Jephta, hailing from Komani (formerly known as Queenstown), was the winning entrant in the photography category with his photographs of the daily battle grounds owing to the lack of security and housing in South Africa.

His winning photographs depict the shocking moments when a father flung his baby daughter from the roof of his illegal shack in the hope of stalling a forced eviction. Almost doll-like, the one-year-old baby lands safely in the arms of an anxious policeman cushioning her fall.

Jephta received the award as overall winner and now stands a chance of being crowned best national photographer of the year.

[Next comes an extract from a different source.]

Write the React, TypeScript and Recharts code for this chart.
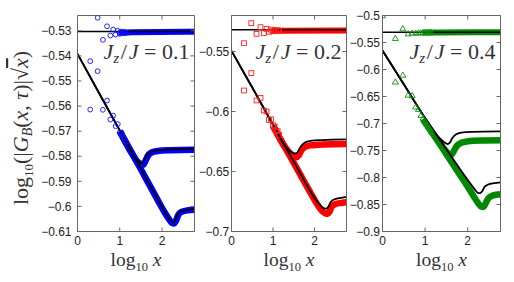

The final award ceremony will be taking place tomorrow evening in Midrand, Gauteng.

“This is my first time receiving an award of such magnitude and I never imagined that I would stand among all the great photographers I have come to know,” he said.

Unlike many photographers who showed an interest in photography at a young age, Jeptha only developed a passion after completing school.

“I never really knew what I wanted to do after school and decided to do photography. But even back then, I had an eye for detail.”

Jephta completed his schooling at Hangklip High School in Queenstown and graduated with a photography qualification at Central University of Technology in Bloemfontein.

Jephta’s inspiration in his photography comes from a desire to explore his own imagination.

He landed his first big break in his photography career as a freelance photographer for The Rep newspaper in Komani.

In 2000 he bought his first digital camera and captured everything he set his gaze on.

“I very soon became selective in what I photographed and I think that has certainly played a part in me getting the right picture. I remember thinking how far I will go in photography and just look how far it has come. With digital it’s become a lot easier,” he added.

Jephta, who is a former photographer of Die Burger (Oos-Kaap), now works for Die Son newspaper. He is well-known for his crime photography. He says he always aims at capturing the emotion that goes with photographing crime scenes.

“When I photograph a body at a crime scene, I try not to look in depth. It does take a toll on me at times. I try to capture the surroundings as well. I think that emotion is what makes photography so spectacular.”

Jephta’s focus is on capturing the uniqueness of each individual, and to capture the very essence through beautiful imagery.

“I try to create the images I have in my mind. Photography has become such a huge part of my character and I won’t trade it for anything else.”